“Panem et circenses” : du pain et des jeux ! L’expression lancée sous l’Antiquité romaine -résumant en deux mots ce que désirait le peuple de Rome- semble plus que jamais d’actualité. Se divertir, voilà ce que le public d’aujourd’hui veut, histoire d’oublier devant sa télévision- la crise, les plans d’austérités et la condition humaine. Venue tout droit des Etats Unis avec le « Daily show » émission racoleuse baignant dans les rires enregistrés, «l’ infotainment »a gagné nos petits écrans- contraction de « information » et « entertainment », à traduire par « divertissement » . Décors aux couleurs criardes, montage hyper rapide, blagues en rafale, saillies verbales, il faut accrocher le spectateur comme au cirque, chacun faisant son tour de piste, avec des numéros de « claquette » plus ou moins assumés. Ainsi en est-il du «Le Grand Journal » de Canal+ ou « On n’est pas couché sur France 2 » avec une course à l’audimat assumée. Et les mêmes dangers qu’aux jeux romains pour celui qui rate sa prestation.

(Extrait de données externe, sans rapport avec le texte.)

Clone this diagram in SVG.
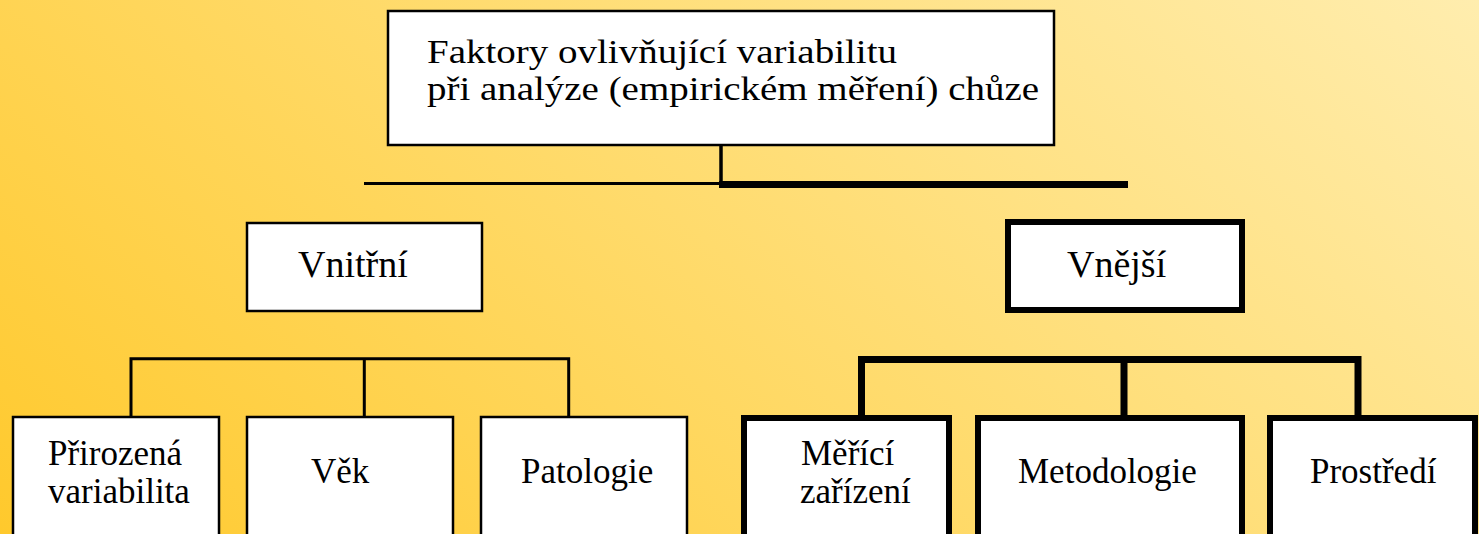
<svg xmlns="http://www.w3.org/2000/svg" width="1479" height="534" viewBox="0 0 1479 534">
  <defs>
    <linearGradient id="bg" gradientUnits="userSpaceOnUse" x1="0" y1="534" x2="877" y2="-507">
      <stop offset="0" stop-color="#FFC92C"/>
      <stop offset="1" stop-color="#FFEDAE"/>
    </linearGradient>
    <style>
      .box { fill: #FFFFFF; stroke: #000000; }
      .thin { stroke-width: 2.5; }
      .thick { stroke-width: 6; }
      .t { font-family: "Liberation Serif", "Times New Roman", serif; fill: #000000; }
      .l1 { font-size: 33px; }
      .l2 { font-size: 38px; }
      .l3 { font-size: 35px; }
      .conn { fill: none; stroke: #000000; }
    </style>
  </defs>
  <rect x="0" y="0" width="1479" height="534" fill="url(#bg)"/>

  <g id="connectors">
    <line class="conn" x1="721" y1="145" x2="721" y2="185" stroke-width="3.5"/>
    <line class="conn" x1="364" y1="183.5" x2="721" y2="183.5" stroke-width="3"/>
    <line class="conn" x1="719" y1="184.5" x2="1128" y2="184.5" stroke-width="7"/>
    <path class="conn" d="M131 417 V358.7 H568.7 V417 M364.3 358.7 V417" stroke-width="3"/>
    <path class="conn" d="M861.5 416 V359.5 H1358 V416 M1124 359.5 V416" stroke-width="7"/>
  </g>

  <g id="node-root">
    <rect class="box thin" x="388" y="11" width="666" height="134"/>
    <text class="t l1" x="427" y="63" textLength="470" lengthAdjust="spacingAndGlyphs">Faktory ovlivňující variabilitu</text>
    <text class="t l1" x="427" y="100" textLength="612" lengthAdjust="spacingAndGlyphs">při analýze (empirickém měření) chůze</text>
  </g>

  <g id="node-vnitrni">
    <rect class="box thin" x="247" y="223" width="235" height="88"/>
    <text class="t l2" x="298" y="277">Vnitřní</text>
  </g>

  <g id="node-vnejsi">
    <rect class="box thick" x="1008" y="222" width="234" height="88"/>
    <text class="t l2" x="1067" y="277">Vnější</text>
  </g>

  <g id="node-prirozena">
    <rect class="box thin" x="13" y="417" width="206" height="130"/>
    <text class="t l3" x="48" y="465">Přirozená</text>
    <text class="t l3" x="48" y="503">variabilita</text>
  </g>

  <g id="node-vek">
    <rect class="box thin" x="247" y="417" width="206" height="130"/>
    <text class="t l3" x="311" y="483">Věk</text>
  </g>

  <g id="node-patologie">
    <rect class="box thin" x="481" y="417" width="206" height="130"/>
    <text class="t l3" x="521" y="483">Patologie</text>
  </g>

  <g id="node-merici">
    <rect class="box thick" x="744" y="418" width="205" height="130"/>
    <text class="t l3" x="801" y="465">Měřící</text>
    <text class="t l3" x="800" y="503">zařízení</text>
  </g>

  <g id="node-metodologie">
    <rect class="box thick" x="978" y="418" width="264" height="130"/>
    <text class="t l3" x="1018" y="483">Metodologie</text>
  </g>

  <g id="node-prostredi">
    <rect class="box thick" x="1270" y="418" width="205" height="130"/>
    <text class="t l3" x="1310" y="483">Prostředí</text>
  </g>
</svg>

La recette ? Éviter aux spectateurs « les tunnels » comme on appelle dans la profession journalistique l’invité qui parle trop longtemps de ce pour quoi il a pourtant été invité! L’homme politique est à ce titre un exemple frappant, de quoi vous plomber n’importe quelle émission comme le confirme la disparition des émissions politiques classiques. Maintenant, si le ton chez Canal Plus est assumé, que ce soit avec la Nouvelle Edition ou le Grand Journal, il est inquiétant de voir comment des chaines comme France 5 sont en train de suivre le mouvement. Un exemple, Les Maternelles. Pédagogique, l’émission est devenue depuis l’arrivée de Daphné Burki-ex Canal plus- l’occasion de sketches et pantalonades quotidiennes avec argument ultime, des records d’audiences à la clé. Les enfants eux, ont gagné le privilège d’être désormais partie intégrante du décor car comprenez bien, il faut que cela bouge! Comme en cuisine où pour « C’est à Vous », on réalise des plats en direct puis l’on dîne, histoire de créer le spectacle, la parole n’étant plus suffisante. C’est là en effet toute la dérive: on consomme de l’image sans plus rien écouter. Ni retenir. L’interview de Lana del Rey dans le Grand journal était à ce titre édifiant; deux, trois questions et hop, un magicien qui débarque sur le plateau, avec la belle semblant se demander ce que diable , elle était venue faire dans cette galère. Maintenant vu les questions genre « Vous faites toujours du baby sitting? », on y perdait pas grand chose…
Amuseurs ou journalistes?
Aux traditionnels voeux du Président de la République, un journaliste du « Petit Journal » est venu saluer le Président. Signe des temps et confirmation que l’on doit désormais compter sur l’émission « poil à gratter » de Yann Barthès, pur produit Canal plus, qui a, par ailleurs, eu les honneurs de faire la couverture et être interviewé dans le Monde Magazine, une consécration. Pourtant, ses journalistes, rompus à regarder dans une direction toujours opposée aux « embedded » des autres rédactions pourraient se voir refuser le renouvellement de leur carte de presse, comme l’explique Eric Marquis, président de la commission de la carte de presse. «En tant que membre du SNJ (Syndicat National des journalistes) je suis assez réservé sur le mélange des genres, assez réticent au concept « d’infotainment »». Ainsi de préciser que «Les auteurs des Guignols, par exemple, n’ont pas de carte de presse»– de quoi soulever une interrogation : délivrer une information de façon amusante, suivie par 1,7 millions de spectateurs, ne participe-t’elle pas à un même travail journalistique? Yann Barthès lui en est certain, expliquant effectuer le même travail que ces pairs de LCI ou France TV. “Nous ne volons rien. Aucune image. Nous sommes accrédités comme les autres médias, et placés aux mêmes endroits, mais nous ne voyons pas les mêmes choses”. Celui qui demande à ses invités s’ils préfèrent le « Président, avec ou sans lycra », assure simplement « offrir un contenu différent ». L’avenir en décidera. Ou plutôt la commission de la carte de presse. Au final, elle devra trancher sur la définition à donner du journalisme de demain. En attendant, il sera important de réfléchir à savoir si c’est la demande qui doit décider de l’offre et si le public a toujours raison.